> [What to produce]: Make an exact copy of the data below, leaving out every picture.
##########
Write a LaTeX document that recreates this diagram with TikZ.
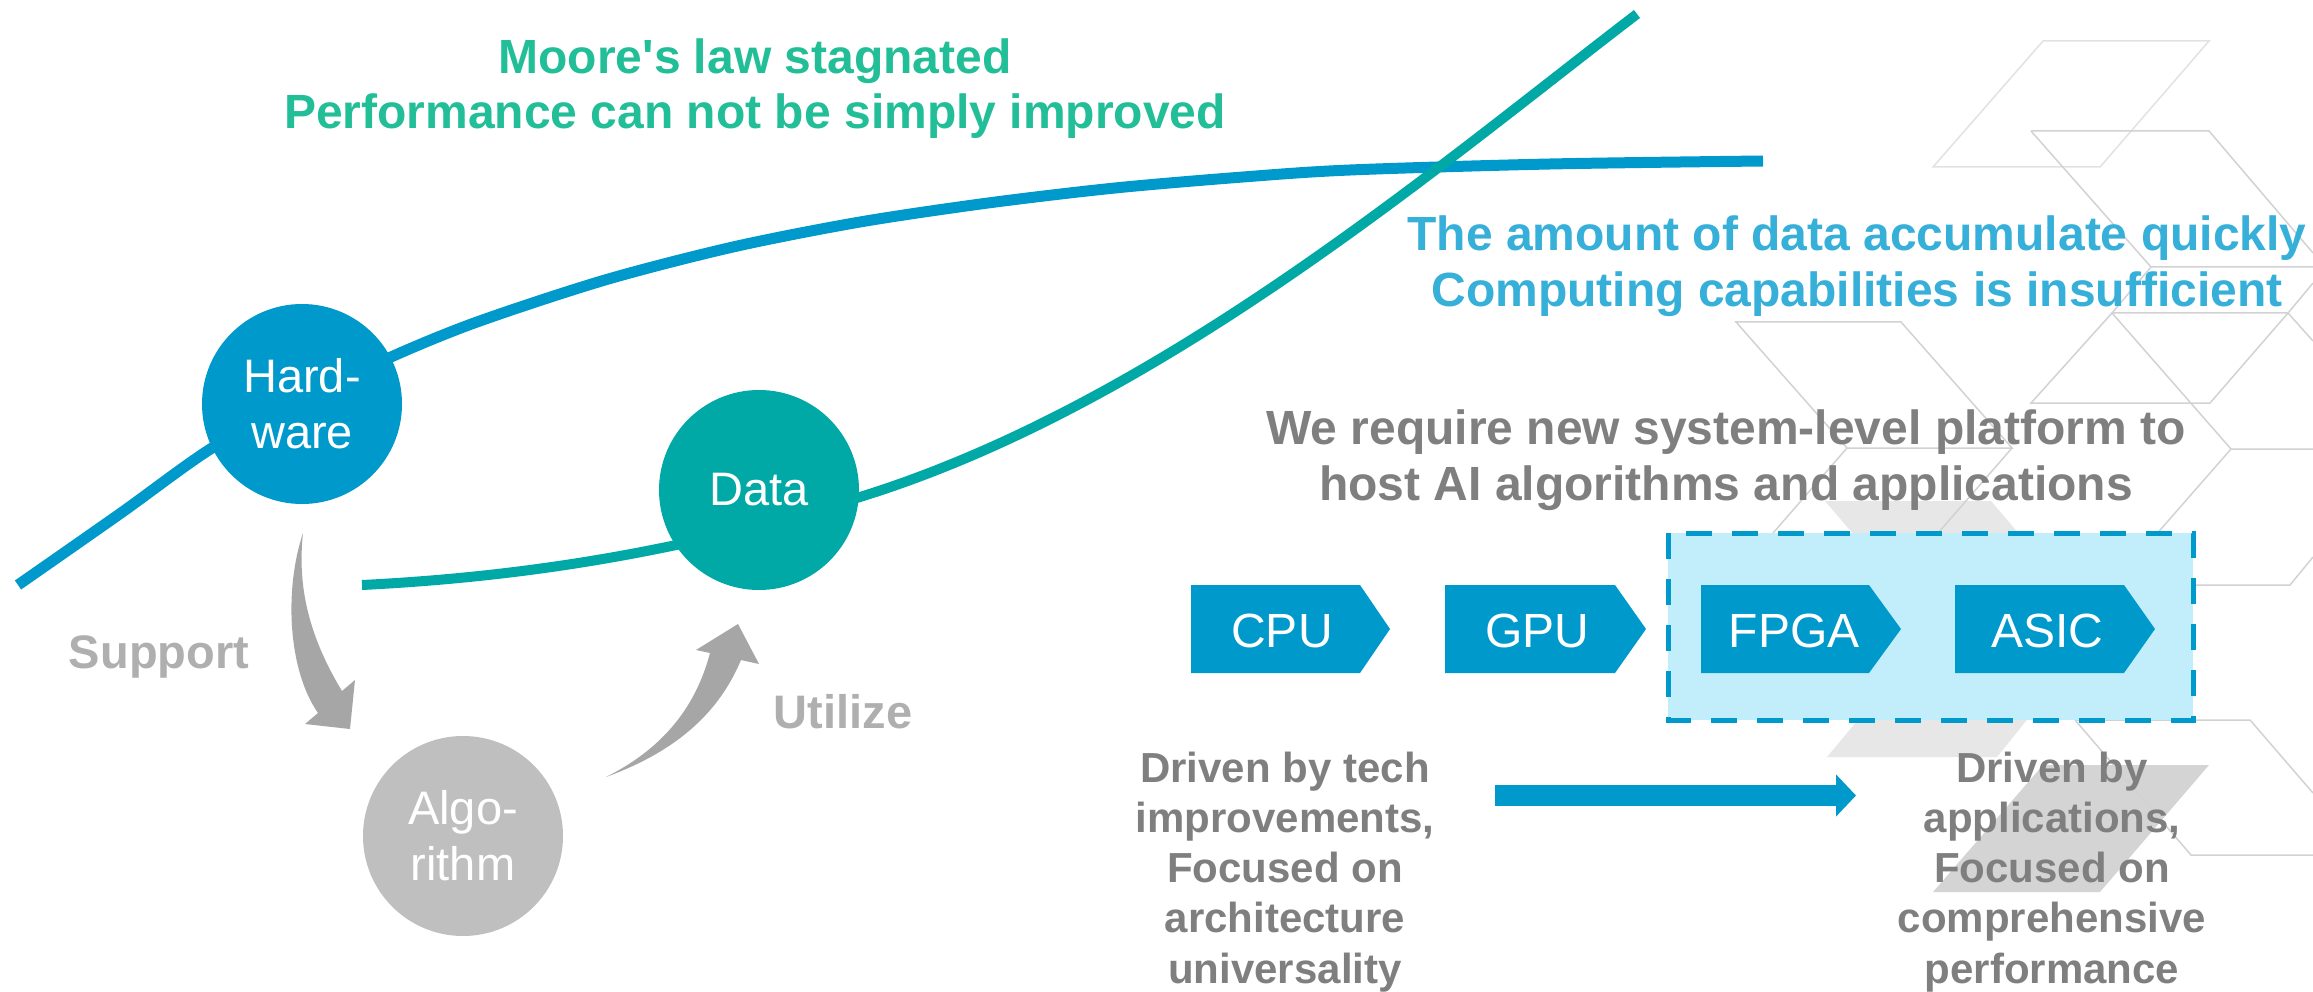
\documentclass[tikz,border=0pt]{standalone}
\usepackage{fontspec}
\setmainfont{Liberation Sans}
\usetikzlibrary{arrows.meta}
\definecolor{cBlue}{HTML}{0099CC}
\definecolor{cTeal}{HTML}{00A9A5}
\definecolor{cGreen}{HTML}{22BE97}
\definecolor{cSky}{HTML}{36AFD9}
\definecolor{cGrayT}{HTML}{7F7F7F}
\definecolor{cGrayL}{HTML}{AFAFAF}
\definecolor{cArrow}{HTML}{A6A6A6}
\definecolor{cAlgo}{HTML}{BFBFBF}
\definecolor{cBox}{HTML}{C2EEFC}
\definecolor{cHex}{HTML}{D2D2D2}
\definecolor{cHexL}{HTML}{E2E2E2}
\definecolor{cFillA}{HTML}{E7E7E7}
\definecolor{cFillB}{HTML}{D4D4D4}
\tikzset{
  hexline/.style={draw=cHex, line width=1.5, line join=miter},
  hexlight/.style={draw=cHexL, line width=1.5},
  bigtxt/.style={font=\fontsize{48}{56}\selectfont\bfseries, inner sep=0, anchor=base},
  midtxt/.style={font=\fontsize{42}{50}\selectfont\bfseries, text=cGrayT, inner sep=0, anchor=base},
  lbltxt/.style={font=\fontsize{47}{56}\selectfont\bfseries, text=cGrayL, inner sep=0, anchor=base},
  ball/.style={circle, minimum size=200, inner sep=0, text=white, align=center,
    font=\fontsize{47}{56}\selectfont},
  chevtxt/.style={font=\fontsize{48}{56}\selectfont, text=white, inner sep=0},
  chevfill/.style={fill=cBlue},
}
\begin{document}
\begin{tikzpicture}[x=1pt,y=-1pt]
\useasboundingbox (0,0) rectangle (2313,992);
\fill[white] (0,0) rectangle (2313,992);

% background pattern
\fill[cFillA] (1825,501) -- (1991,501) -- (2100,629) -- (1997,757) -- (1827,757) -- (1934,629) -- cycle;
\fill[cFillB] (2043,765) -- (2209,765) -- (2100,892) -- (1933,892) -- cycle;
\draw[hexlight] (2043,41) -- (2209,41) -- (2100,167) -- (1933,167) -- cycle;
\draw[hexline] (2031,131) -- (2209,131) -- (2313,253);
\draw[hexline] (2031,131) -- (2151,267) -- (2313,267);
\draw[hexline] (2151,267) -- (2112,313) -- (2288,313) -- (2313,283);
\draw[hexline] (2288,313) -- (2313,341);
\draw[hexline] (2112,313) -- (2031,403) -- (2210,403) -- (2288,313);
\draw[hexline] (2112,313) -- (2231,449) -- (2313,449);
\draw[hexline] (2231,449) -- (2140,553);
\draw[hexline] (1736,322) -- (1901,322) -- (2012,448) -- (1847,448) -- cycle;
\draw[hexline] (1847,448) -- (1760,548);
\draw[hexline] (2012,448) -- (1925,548);
\draw[hexline] (2180,585) -- (2290,585) -- (2313,557);
\draw[hexline] (2075,720) -- (2250,720) -- (2313,793);
\draw[hexline] (2075,720) -- (2191,855) -- (2313,855);

% curves
\draw[cBlue, line width=11] plot[smooth, tension=0.5] coordinates {(18,585) (121,513) (212,448) (302,400) (391,357) (477,322) (605,280) (733,247) (860,222) (988,203) (1115,188) (1243,177) (1350,170) (1550,164) (1763,161)};
\draw[cTeal, line width=10] (362,585) .. controls (532,576.5) and (690,549.7) .. (860,497)
  .. controls (1160,404) and (1437,167) .. (1637,14);

% circles
\node[ball, fill=cBlue] (hw) at (302,404) {Hard-\\ware};
\node[ball, fill=cTeal] (data) at (759,490) {Data};
\node[ball, fill=cAlgo] (algo) at (463,836) {Algo-\\rithm};

% curved gray arrows
\fill[cArrow] (303,533) .. controls (284,590) and (288,670) .. (318,713)
  -- (305,724) -- (350,729) -- (355,680) -- (342,691)
  .. controls (305,630) and (298,580) .. (303,533) -- cycle;
\fill[cArrow] (606,777) .. controls (680,750) and (720,710) .. (741,660)
  -- (759,664) -- (738,624) -- (696,650) -- (710,653)
  .. controls (695,710) and (660,750) .. (606,777) -- cycle;
\node[lbltxt] (sup) at (159,668) {Support};
\node[lbltxt] (uti) at (843,728) {Utilize};

% titles
\node[bigtxt, text=cGreen] (t1) at (755,74) {Moore\textquotesingle s law stagnated};
\node[bigtxt, text=cGreen] (t2) at (755,129) {Performance can not be simply improved};
\node[bigtxt, text=cSky] (b1) at (1857,251) {The amount of data accumulate quickly};
\node[bigtxt, text=cSky] (b2) at (1857,307) {Computing capabilities is insufficient};
\node[bigtxt, text=cGrayT] (g1) at (1726,444) {We require new system-level platform to};
\node[bigtxt, text=cGrayT] (g2) at (1726,500) {host AI algorithms and applications};

% dashed box
\draw[cBlue, fill=cBox, line width=5, dash pattern=on 26 off 20] (1668,533) rectangle (2193,720);

% chevrons
\fill[chevfill] (1191,585) -- (1360,585) -- (1390,629) -- (1360,673) -- (1191,673) -- cycle;
\fill[chevfill] (1445,585) -- (1615,585) -- (1646,629) -- (1615,673) -- (1445,673) -- cycle;
\fill[chevfill] (1701,585) -- (1869,585) -- (1901,629) -- (1869,673) -- (1701,673) -- cycle;
\fill[chevfill] (1955,585) -- (2124,585) -- (2155,629) -- (2124,673) -- (1955,673) -- cycle;
\node[chevtxt] (cpu) at (1282,631) {CPU};
\node[chevtxt] (gpu) at (1537,631) {GPU};
\node[chevtxt] (fpga) at (1794,631) {FPGA};
\node[chevtxt] (asic) at (2047,631) {ASIC};

% bottom texts
\node[midtxt] (l1) at (1285,782) {Driven by tech};
\node[midtxt] (l2) at (1285,832.3) {improvements,};
\node[midtxt] (l3) at (1285,882.6) {Focused on};
\node[midtxt] (l4) at (1285,932.9) {architecture};
\node[midtxt] (l5) at (1285,983.2) {universality};
\node[midtxt] (r1) at (2052,782) {Driven by};
\node[midtxt] (r2) at (2052,832.3) {applications,};
\node[midtxt] (r3) at (2052,882.6) {Focused on};
\node[midtxt] (r4) at (2052,932.9) {comprehensive};
\node[midtxt] (r5) at (2052,983.2) {performance};

\coordinate (arrS) at (1495,795.5);
\coordinate (arrE) at (1856,795.5);
\draw[cBlue, line width=21, -{Triangle[length=20pt,width=41pt]}] (arrS) -- (arrE);
\end{tikzpicture}
\end{document}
##########
> [In response]:
Write a LaTeX document that recreates this diagram with TikZ.
\documentclass[tikz,border=0pt]{standalone}
\usepackage{fontspec}
\setmainfont{Liberation Sans}
\usetikzlibrary{arrows.meta}
\definecolor{cBlue}{HTML}{0099CC}
\definecolor{cTeal}{HTML}{00A9A5}
\definecolor{cGreen}{HTML}{22BE97}
\definecolor{cSky}{HTML}{36AFD9}
\definecolor{cGrayT}{HTML}{7F7F7F}
\definecolor{cGrayL}{HTML}{AFAFAF}
\definecolor{cArrow}{HTML}{A6A6A6}
\definecolor{cAlgo}{HTML}{BFBFBF}
\definecolor{cBox}{HTML}{C2EEFC}
\definecolor{cHex}{HTML}{D2D2D2}
\definecolor{cHexL}{HTML}{E2E2E2}
\definecolor{cFillA}{HTML}{E7E7E7}
\definecolor{cFillB}{HTML}{D4D4D4}
\tikzset{
  hexline/.style={draw=cHex, line width=1.5, line join=miter},
  hexlight/.style={draw=cHexL, line width=1.5},
  bigtxt/.style={font=\fontsize{48}{56}\selectfont\bfseries, inner sep=0, anchor=base},
  midtxt/.style={font=\fontsize{42}{50}\selectfont\bfseries, text=cGrayT, inner sep=0, anchor=base},
  lbltxt/.style={font=\fontsize{47}{56}\selectfont\bfseries, text=cGrayL, inner sep=0, anchor=base},
  ball/.style={circle, minimum size=200, inner sep=0, text=white, align=center,
    font=\fontsize{47}{56}\selectfont},
  chevtxt/.style={font=\fontsize{48}{56}\selectfont, text=white, inner sep=0},
  chevfill/.style={fill=cBlue},
}
\begin{document}
\begin{tikzpicture}[x=1pt,y=-1pt]
\useasboundingbox (0,0) rectangle (2313,992);
\fill[white] (0,0) rectangle (2313,992);

% background pattern
\fill[cFillA] (1825,501) -- (1991,501) -- (2100,629) -- (1997,757) -- (1827,757) -- (1934,629) -- cycle;
\fill[cFillB] (2043,765) -- (2209,765) -- (2100,892) -- (1933,892) -- cycle;
\draw[hexlight] (2043,41) -- (2209,41) -- (2100,167) -- (1933,167) -- cycle;
\draw[hexline] (2031,131) -- (2209,131) -- (2313,253);
\draw[hexline] (2031,131) -- (2151,267) -- (2313,267);
\draw[hexline] (2151,267) -- (2112,313) -- (2288,313) -- (2313,283);
\draw[hexline] (2288,313) -- (2313,341);
\draw[hexline] (2112,313) -- (2031,403) -- (2210,403) -- (2288,313);
\draw[hexline] (2112,313) -- (2231,449) -- (2313,449);
\draw[hexline] (2231,449) -- (2140,553);
\draw[hexline] (1736,322) -- (1901,322) -- (2012,448) -- (1847,448) -- cycle;
\draw[hexline] (1847,448) -- (1760,548);
\draw[hexline] (2012,448) -- (1925,548);
\draw[hexline] (2180,585) -- (2290,585) -- (2313,557);
\draw[hexline] (2075,720) -- (2250,720) -- (2313,793);
\draw[hexline] (2075,720) -- (2191,855) -- (2313,855);

% curves
\draw[cBlue, line width=11] plot[smooth, tension=0.5] coordinates {(18,585) (121,513) (212,448) (302,400) (391,357) (477,322) (605,280) (733,247) (860,222) (988,203) (1115,188) (1243,177) (1350,170) (1550,164) (1763,161)};
\draw[cTeal, line width=10] (362,585) .. controls (532,576.5) and (690,549.7) .. (860,497)
  .. controls (1160,404) and (1437,167) .. (1637,14);

% circles
\node[ball, fill=cBlue] (hw) at (302,404) {Hard-\\ware};
\node[ball, fill=cTeal] (data) at (759,490) {Data};
\node[ball, fill=cAlgo] (algo) at (463,836) {Algo-\\rithm};

% curved gray arrows
\fill[cArrow] (303,533) .. controls (284,590) and (288,670) .. (318,713)
  -- (305,724) -- (350,729) -- (355,680) -- (342,691)
  .. controls (305,630) and (298,580) .. (303,533) -- cycle;
\fill[cArrow] (606,777) .. controls (680,750) and (720,710) .. (741,660)
  -- (759,664) -- (738,624) -- (696,650) -- (710,653)
  .. controls (695,710) and (660,750) .. (606,777) -- cycle;
\node[lbltxt] (sup) at (159,668) {Support};
\node[lbltxt] (uti) at (843,728) {Utilize};

% titles
\node[bigtxt, text=cGreen] (t1) at (755,74) {Moore\textquotesingle s law stagnated};
\node[bigtxt, text=cGreen] (t2) at (755,129) {Performance can not be simply improved};
\node[bigtxt, text=cSky] (b1) at (1857,251) {The amount of data accumulate quickly};
\node[bigtxt, text=cSky] (b2) at (1857,307) {Computing capabilities is insufficient};
\node[bigtxt, text=cGrayT] (g1) at (1726,444) {We require new system-level platform to};
\node[bigtxt, text=cGrayT] (g2) at (1726,500) {host AI algorithms and applications};

% dashed box
\draw[cBlue, fill=cBox, line width=5, dash pattern=on 26 off 20] (1668,533) rectangle (2193,720);

% chevrons
\fill[chevfill] (1191,585) -- (1360,585) -- (1390,629) -- (1360,673) -- (1191,673) -- cycle;
\fill[chevfill] (1445,585) -- (1615,585) -- (1646,629) -- (1615,673) -- (1445,673) -- cycle;
\fill[chevfill] (1701,585) -- (1869,585) -- (1901,629) -- (1869,673) -- (1701,673) -- cycle;
\fill[chevfill] (1955,585) -- (2124,585) -- (2155,629) -- (2124,673) -- (1955,673) -- cycle;
\node[chevtxt] (cpu) at (1282,631) {CPU};
\node[chevtxt] (gpu) at (1537,631) {GPU};
\node[chevtxt] (fpga) at (1794,631) {FPGA};
\node[chevtxt] (asic) at (2047,631) {ASIC};

% bottom texts
\node[midtxt] (l1) at (1285,782) {Driven by tech};
\node[midtxt] (l2) at (1285,832.3) {improvements,};
\node[midtxt] (l3) at (1285,882.6) {Focused on};
\node[midtxt] (l4) at (1285,932.9) {architecture};
\node[midtxt] (l5) at (1285,983.2) {universality};
\node[midtxt] (r1) at (2052,782) {Driven by};
\node[midtxt] (r2) at (2052,832.3) {applications,};
\node[midtxt] (r3) at (2052,882.6) {Focused on};
\node[midtxt] (r4) at (2052,932.9) {comprehensive};
\node[midtxt] (r5) at (2052,983.2) {performance};

\coordinate (arrS) at (1495,795.5);
\coordinate (arrE) at (1856,795.5);
\draw[cBlue, line width=21, -{Triangle[length=20pt,width=41pt]}] (arrS) -- (arrE);
\end{tikzpicture}
\end{document}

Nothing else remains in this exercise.